◆ WHAT NEEDS TO BE DONE ◆
Retype the lines from the first one in the records down to the line containing "import seaborn as sns", counting both, and leave out any pictures.

◆ WORKING DATA ◆

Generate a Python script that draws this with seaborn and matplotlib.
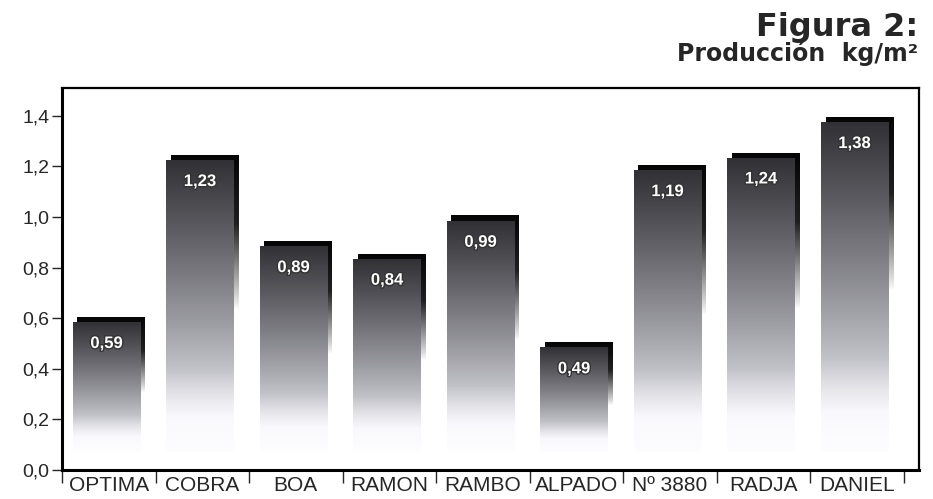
import numpy as np
import pandas as pd
import matplotlib
matplotlib.use("Agg")
import matplotlib.pyplot as plt
import matplotlib.patheffects as pe
import seaborn as sns

# data
variedades = ["OPTIMA", "COBRA", "BOA", "RAMON", "RAMBO", "ALPADO", "Nº 3880", "RADJA", "DANIEL"]
produccion = [0.59, 1.23, 0.89, 0.84, 0.99, 0.49, 1.19, 1.24, 1.38]
etiquetas = ["0,59", "1,23", "0,89", "0,84", "0,99", "0,49", "1,19", "1,24", "1,38"]
yticks = [0.0, 0.2, 0.4, 0.6, 0.8, 1.0, 1.2, 1.4]
ytick_labels = ["0,0", "0,2", "0,4", "0,6", "0,8", "1,0", "1,2", "1,4"]

df = pd.DataFrame({"variedad": variedades, "kg": produccion})

sns.set_style("white")
plt.rcParams["font.family"] = ["Liberation Sans", "DejaVu Sans"]

fig = plt.figure(figsize=(9.33, 4.99), dpi=100)
ax = fig.add_axes([0.0665, 0.058, 0.918, 0.766])

sns.barplot(data=df, x="variedad", y="kg", color="white", width=0.77, ax=ax)

# gradient images, dark at top fading to white near the bottom
def grad_img(top_rgb, bot_rgb, fade_frac, alpha_fade=False):
    n = 256
    t = np.linspace(1, 0, n)  # 1 = top
    img = np.zeros((n, 1, 4))
    s = np.clip((t - fade_frac) / (1 - fade_frac), 0, 1) ** 0.8
    for c in range(3):
        img[:, 0, c] = bot_rgb[c] + (top_rgb[c] - bot_rgb[c]) * s
    if alpha_fade:
        img[:, 0, 3] = np.clip(s * 1.6, 0, 1)
    else:
        img[:, 0, 3] = np.clip(0.15 + t * 3, 0, 1)
    return img

dx = 0.05
dy = 0.022
for p, lab in zip(ax.patches, etiquetas):
    x0 = p.get_x()
    w = p.get_width()
    h = p.get_height()
    p.set_visible(False)
    # back shadow
    sh = grad_img((0.02, 0.02, 0.02), (0.3, 0.3, 0.3), 0.35, alpha_fade=True)
    ax.imshow(sh, extent=(x0 + dx, x0 + w, 0.25 * h, h + dy * 0.6),
              aspect="auto", zorder=2, interpolation="bilinear")
    # front face
    fr = grad_img((0.19, 0.19, 0.21), (0.96, 0.96, 0.99), 0.12)
    ax.imshow(fr, extent=(x0, x0 + w - dx, 0.07, h - dy * 0.4),
              aspect="auto", zorder=3, interpolation="bilinear")
    ax.text(x0 + (w - dx) / 2, h - 0.09, lab, ha="center", va="center",
            color="white", fontsize=12, fontweight="bold", zorder=4,
            path_effects=[pe.withStroke(linewidth=2, foreground="#333333")])

ax.set_xlim(-0.5, 8.66)
ax.set_ylim(0, 1.51)
ax.set_yticks(yticks)
ax.set_yticklabels(ytick_labels, fontsize=14)
ax.set_xticks(range(len(variedades)))
ax.set_xticklabels(variedades, fontsize=15)
ax.set_xticks(np.arange(-0.5, len(variedades) + 0.5, 1), minor=True)
ax.tick_params(axis="x", which="major", length=0, pad=4)
ax.tick_params(axis="x", which="minor", length=9, width=1, direction="out", bottom=True)
ax.tick_params(axis="y", length=7, width=1, direction="out", left=True, pad=2)
ax.set_xlabel("")
ax.set_ylabel("")
for s in ax.spines.values():
    s.set_visible(True)
    s.set_color("black")
    s.set_linewidth(1.6)
ax.spines["left"].set_linewidth(2.2)
ax.spines["bottom"].set_linewidth(2.2)

fig.text(0.984, 0.928, "Figura 2:", ha="right", va="baseline",
         fontsize=23, fontweight="bold", family="DejaVu Sans")
fig.text(0.984, 0.878, "Producción  kg/m²", ha="right", va="baseline",
         fontsize=17, fontweight="bold", family="DejaVu Sans")

fig.savefig("out.png", dpi=100)
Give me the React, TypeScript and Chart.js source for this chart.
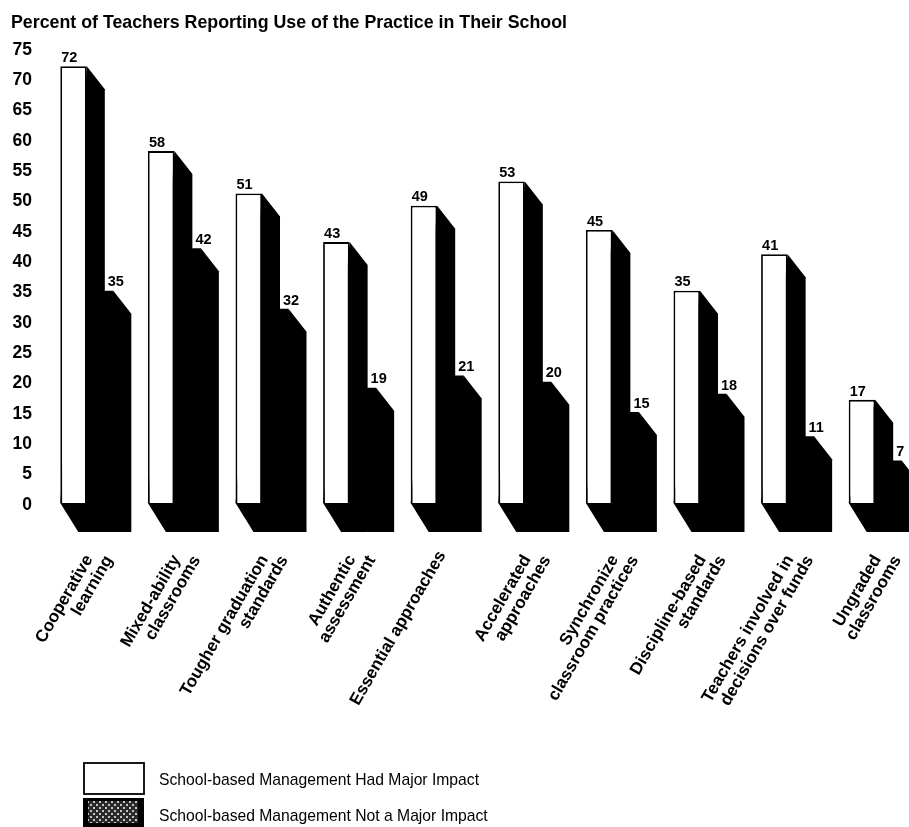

◆ TASK ANSWER ◆
Generate a Python script that draws this with seaborn and matplotlib.
import numpy as np
import pandas as pd
import matplotlib
matplotlib.use("Agg")
import matplotlib.pyplot as plt
import matplotlib.patheffects as pe
import seaborn as sns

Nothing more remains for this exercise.